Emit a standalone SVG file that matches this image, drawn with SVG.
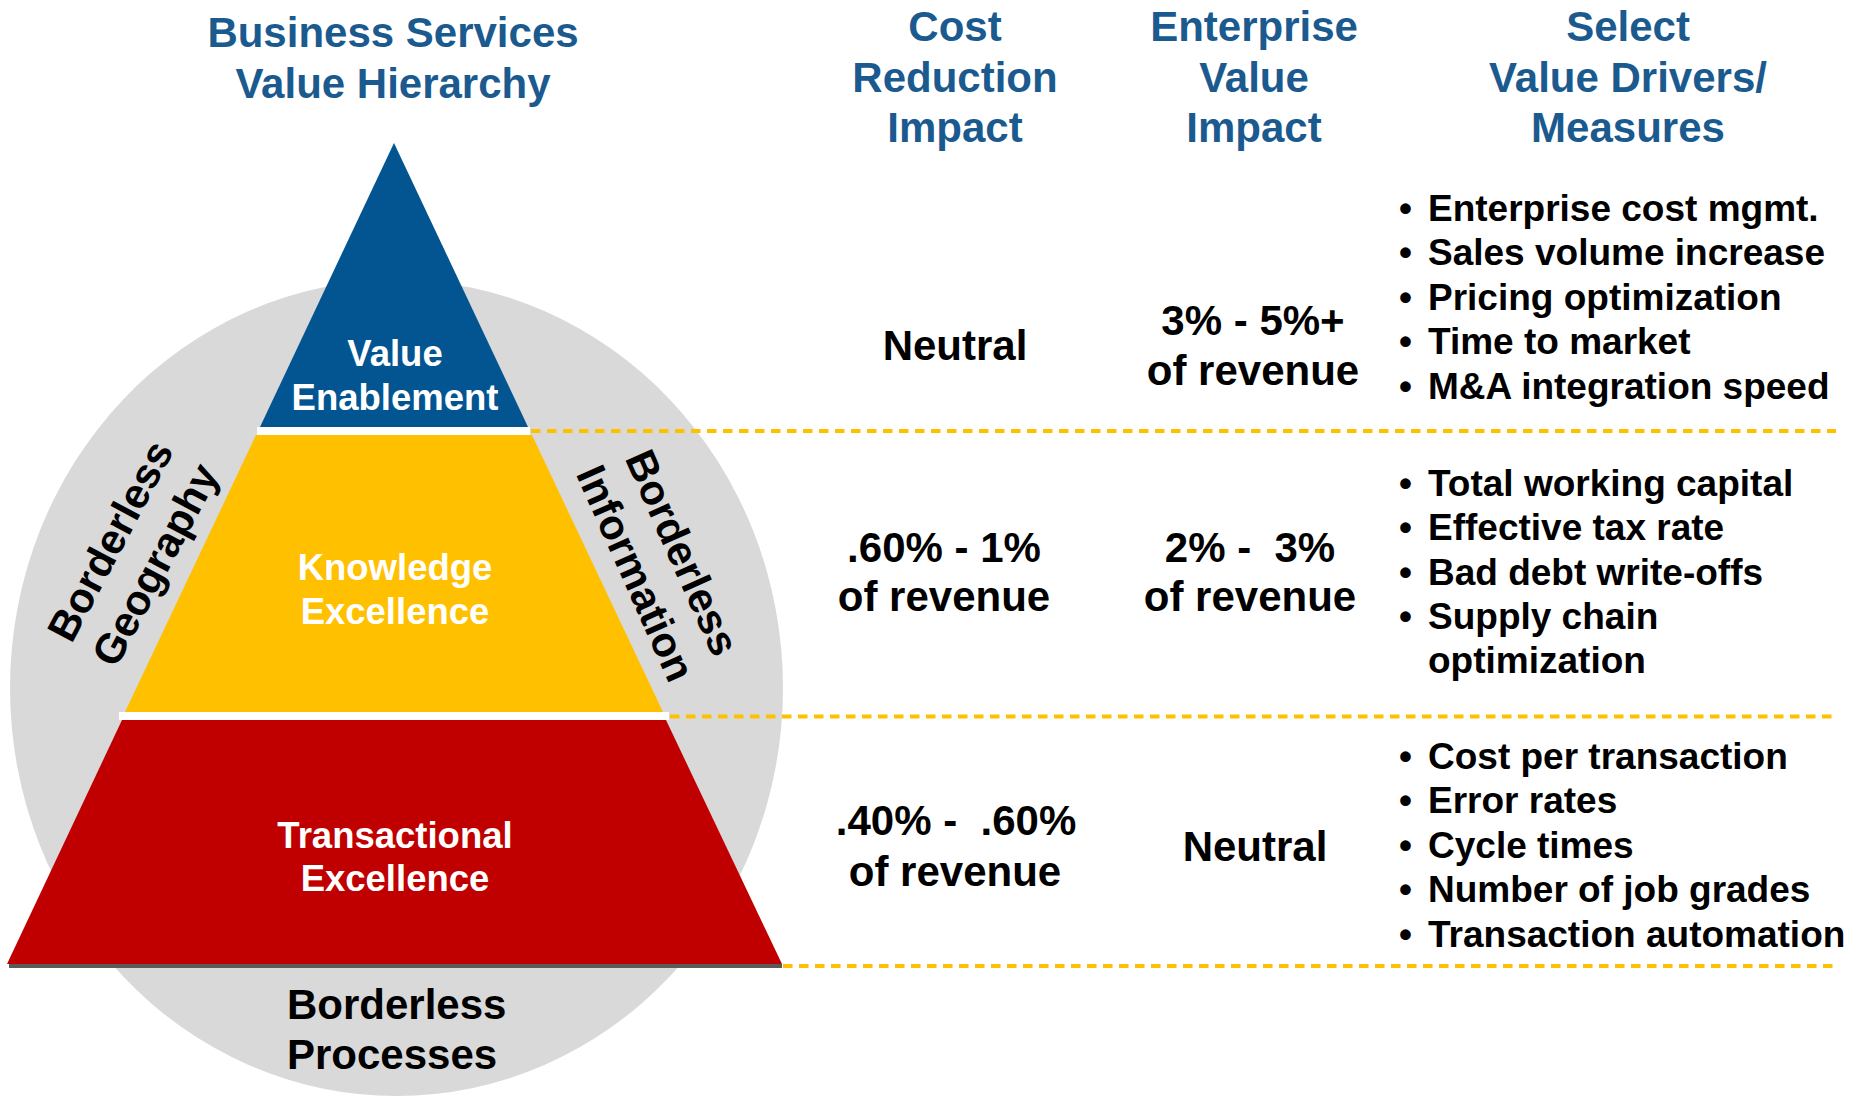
<svg xmlns="http://www.w3.org/2000/svg" width="1866" height="1096" viewBox="0 0 1866 1096">
<style>
text{font-family:"Liberation Sans",Arial,sans-serif;font-weight:bold}
.hd{fill:#1B5A8F;font-size:42px;text-anchor:middle}
.val{fill:#000;font-size:42px;text-anchor:middle}
.lvl{fill:#fff;font-size:36.5px;text-anchor:middle}
.bd{fill:#000;font-size:42px}
.bl{fill:#000;font-size:37px}
.dash{stroke:#FFC000;stroke-width:4;stroke-dasharray:9.5 6.5;fill:none}
</style>
<rect width="1866" height="1096" fill="#fff"/>
<g id="titles">
<text class="hd" x="393" y="47">Business Services</text>
<text class="hd" x="393" y="98">Value Hierarchy</text>
<text class="hd" x="955" y="41">Cost</text>
<text class="hd" x="955" y="92">Reduction</text>
<text class="hd" x="955" y="142">Impact</text>
<text class="hd" x="1254" y="41">Enterprise</text>
<text class="hd" x="1254" y="92">Value</text>
<text class="hd" x="1254" y="142">Impact</text>
<text class="hd" x="1628" y="41">Select</text>
<text class="hd" x="1628" y="92">Value Drivers/</text>
<text class="hd" x="1628" y="142">Measures</text>
</g>
<g id="circle">
<ellipse cx="396.5" cy="688" rx="386.5" ry="408" fill="#D9D9D9"/>
</g>
<g id="value-enablement">
<polygon points="394,143 260,427 528,427" fill="#035592"/>
<text class="lvl" x="395" y="366">Value</text>
<text class="lvl" x="395" y="410">Enablement</text>
</g>
<rect x="257" y="427" width="273" height="8" fill="#fff"/>
<g id="knowledge-excellence">
<polygon points="256,435 532,435 663,712 125,712" fill="#FFC000"/>
<text class="lvl" x="395" y="580">Knowledge</text>
<text class="lvl" x="395" y="624">Excellence</text>
</g>
<rect x="119" y="712" width="550" height="8" fill="#fff"/>
<g id="transactional-excellence">
<polygon points="122,720 666,720 782,964 7,964" fill="#C00000"/>
<rect x="9" y="964" width="773" height="4" fill="#5A5A5A"/>
<text class="lvl" x="395" y="848">Transactional</text>
<text class="lvl" x="395" y="891">Excellence</text>
</g>
<g id="borderless-geography" transform="translate(132.7,552.7) rotate(-62)">
<text class="bd" x="0" y="-11" text-anchor="middle" font-size="41">Borderless</text>
<text class="bd" x="0" y="40" text-anchor="middle" font-size="41">Geography</text>
</g>
<g id="borderless-information" transform="translate(659,563) rotate(66)">
<text class="bd" x="0" y="-11" text-anchor="middle" font-size="41">Borderless</text>
<text class="bd" x="0" y="40" text-anchor="middle" font-size="41">Information</text>
</g>
<g id="borderless-processes">
<text class="bd" x="287" y="1019">Borderless</text>
<text class="bd" x="287" y="1069">Processes</text>
</g>
<g id="connectors">
<line class="dash" x1="531" y1="431" x2="1836" y2="431"/>
<line class="dash" x1="670" y1="716.5" x2="1836" y2="716.5"/>
<line class="dash" x1="783" y1="966" x2="1836" y2="966"/>
</g>
<g id="row1">
<text class="val" x="955" y="360">Neutral</text>
<text class="val" x="1253" y="335">3% - 5%+</text>
<text class="val" x="1253" y="385">of revenue</text>
<text class="bl"><tspan x="1399" y="220.5">•</tspan><tspan x="1428">Enterprise cost mgmt.</tspan></text>
<text class="bl"><tspan x="1399" y="265">•</tspan><tspan x="1428">Sales volume increase</tspan></text>
<text class="bl"><tspan x="1399" y="309.5">•</tspan><tspan x="1428">Pricing optimization</tspan></text>
<text class="bl"><tspan x="1399" y="354">•</tspan><tspan x="1428">Time to market</tspan></text>
<text class="bl"><tspan x="1399" y="398.5">•</tspan><tspan x="1428">M&amp;A integration speed</tspan></text>
</g>
<g id="row2">
<text class="val" x="944" y="562">.60% - 1%</text>
<text class="val" x="944" y="611">of revenue</text>
<text class="val" x="1250" y="562" xml:space="preserve">2% -  3%</text>
<text class="val" x="1250" y="611">of revenue</text>
<text class="bl"><tspan x="1399" y="495.5">•</tspan><tspan x="1428">Total working capital</tspan></text>
<text class="bl"><tspan x="1399" y="540">•</tspan><tspan x="1428">Effective tax rate</tspan></text>
<text class="bl"><tspan x="1399" y="584.5">•</tspan><tspan x="1428">Bad debt write-offs</tspan></text>
<text class="bl"><tspan x="1399" y="629">•</tspan><tspan x="1428">Supply chain</tspan></text>
<text class="bl" x="1428" y="673">optimization</text>
</g>
<g id="row3">
<text class="val" x="956" y="835" xml:space="preserve">.40% -  .60%</text>
<text class="val" x="955" y="886">of revenue</text>
<text class="val" x="1255" y="861">Neutral</text>
<text class="bl"><tspan x="1399" y="768.5">•</tspan><tspan x="1428">Cost per transaction</tspan></text>
<text class="bl"><tspan x="1399" y="813">•</tspan><tspan x="1428">Error rates</tspan></text>
<text class="bl"><tspan x="1399" y="857.5">•</tspan><tspan x="1428">Cycle times</tspan></text>
<text class="bl"><tspan x="1399" y="902">•</tspan><tspan x="1428">Number of job grades</tspan></text>
<text class="bl"><tspan x="1399" y="946.5">•</tspan><tspan x="1428">Transaction automation</tspan></text>
</g>
</svg>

------------------------------------------------------------

Written task: Using the data above, write out every line exactly, leaving the images behind.

Expected output:
Emit a standalone SVG file that matches this image, drawn with SVG.
<svg xmlns="http://www.w3.org/2000/svg" width="1866" height="1096" viewBox="0 0 1866 1096">
<style>
text{font-family:"Liberation Sans",Arial,sans-serif;font-weight:bold}
.hd{fill:#1B5A8F;font-size:42px;text-anchor:middle}
.val{fill:#000;font-size:42px;text-anchor:middle}
.lvl{fill:#fff;font-size:36.5px;text-anchor:middle}
.bd{fill:#000;font-size:42px}
.bl{fill:#000;font-size:37px}
.dash{stroke:#FFC000;stroke-width:4;stroke-dasharray:9.5 6.5;fill:none}
</style>
<rect width="1866" height="1096" fill="#fff"/>
<g id="titles">
<text class="hd" x="393" y="47">Business Services</text>
<text class="hd" x="393" y="98">Value Hierarchy</text>
<text class="hd" x="955" y="41">Cost</text>
<text class="hd" x="955" y="92">Reduction</text>
<text class="hd" x="955" y="142">Impact</text>
<text class="hd" x="1254" y="41">Enterprise</text>
<text class="hd" x="1254" y="92">Value</text>
<text class="hd" x="1254" y="142">Impact</text>
<text class="hd" x="1628" y="41">Select</text>
<text class="hd" x="1628" y="92">Value Drivers/</text>
<text class="hd" x="1628" y="142">Measures</text>
</g>
<g id="circle">
<ellipse cx="396.5" cy="688" rx="386.5" ry="408" fill="#D9D9D9"/>
</g>
<g id="value-enablement">
<polygon points="394,143 260,427 528,427" fill="#035592"/>
<text class="lvl" x="395" y="366">Value</text>
<text class="lvl" x="395" y="410">Enablement</text>
</g>
<rect x="257" y="427" width="273" height="8" fill="#fff"/>
<g id="knowledge-excellence">
<polygon points="256,435 532,435 663,712 125,712" fill="#FFC000"/>
<text class="lvl" x="395" y="580">Knowledge</text>
<text class="lvl" x="395" y="624">Excellence</text>
</g>
<rect x="119" y="712" width="550" height="8" fill="#fff"/>
<g id="transactional-excellence">
<polygon points="122,720 666,720 782,964 7,964" fill="#C00000"/>
<rect x="9" y="964" width="773" height="4" fill="#5A5A5A"/>
<text class="lvl" x="395" y="848">Transactional</text>
<text class="lvl" x="395" y="891">Excellence</text>
</g>
<g id="borderless-geography" transform="translate(132.7,552.7) rotate(-62)">
<text class="bd" x="0" y="-11" text-anchor="middle" font-size="41">Borderless</text>
<text class="bd" x="0" y="40" text-anchor="middle" font-size="41">Geography</text>
</g>
<g id="borderless-information" transform="translate(659,563) rotate(66)">
<text class="bd" x="0" y="-11" text-anchor="middle" font-size="41">Borderless</text>
<text class="bd" x="0" y="40" text-anchor="middle" font-size="41">Information</text>
</g>
<g id="borderless-processes">
<text class="bd" x="287" y="1019">Borderless</text>
<text class="bd" x="287" y="1069">Processes</text>
</g>
<g id="connectors">
<line class="dash" x1="531" y1="431" x2="1836" y2="431"/>
<line class="dash" x1="670" y1="716.5" x2="1836" y2="716.5"/>
<line class="dash" x1="783" y1="966" x2="1836" y2="966"/>
</g>
<g id="row1">
<text class="val" x="955" y="360">Neutral</text>
<text class="val" x="1253" y="335">3% - 5%+</text>
<text class="val" x="1253" y="385">of revenue</text>
<text class="bl"><tspan x="1399" y="220.5">•</tspan><tspan x="1428">Enterprise cost mgmt.</tspan></text>
<text class="bl"><tspan x="1399" y="265">•</tspan><tspan x="1428">Sales volume increase</tspan></text>
<text class="bl"><tspan x="1399" y="309.5">•</tspan><tspan x="1428">Pricing optimization</tspan></text>
<text class="bl"><tspan x="1399" y="354">•</tspan><tspan x="1428">Time to market</tspan></text>
<text class="bl"><tspan x="1399" y="398.5">•</tspan><tspan x="1428">M&amp;A integration speed</tspan></text>
</g>
<g id="row2">
<text class="val" x="944" y="562">.60% - 1%</text>
<text class="val" x="944" y="611">of revenue</text>
<text class="val" x="1250" y="562" xml:space="preserve">2% -  3%</text>
<text class="val" x="1250" y="611">of revenue</text>
<text class="bl"><tspan x="1399" y="495.5">•</tspan><tspan x="1428">Total working capital</tspan></text>
<text class="bl"><tspan x="1399" y="540">•</tspan><tspan x="1428">Effective tax rate</tspan></text>
<text class="bl"><tspan x="1399" y="584.5">•</tspan><tspan x="1428">Bad debt write-offs</tspan></text>
<text class="bl"><tspan x="1399" y="629">•</tspan><tspan x="1428">Supply chain</tspan></text>
<text class="bl" x="1428" y="673">optimization</text>
</g>
<g id="row3">
<text class="val" x="956" y="835" xml:space="preserve">.40% -  .60%</text>
<text class="val" x="955" y="886">of revenue</text>
<text class="val" x="1255" y="861">Neutral</text>
<text class="bl"><tspan x="1399" y="768.5">•</tspan><tspan x="1428">Cost per transaction</tspan></text>
<text class="bl"><tspan x="1399" y="813">•</tspan><tspan x="1428">Error rates</tspan></text>
<text class="bl"><tspan x="1399" y="857.5">•</tspan><tspan x="1428">Cycle times</tspan></text>
<text class="bl"><tspan x="1399" y="902">•</tspan><tspan x="1428">Number of job grades</tspan></text>
<text class="bl"><tspan x="1399" y="946.5">•</tspan><tspan x="1428">Transaction automation</tspan></text>
</g>
</svg>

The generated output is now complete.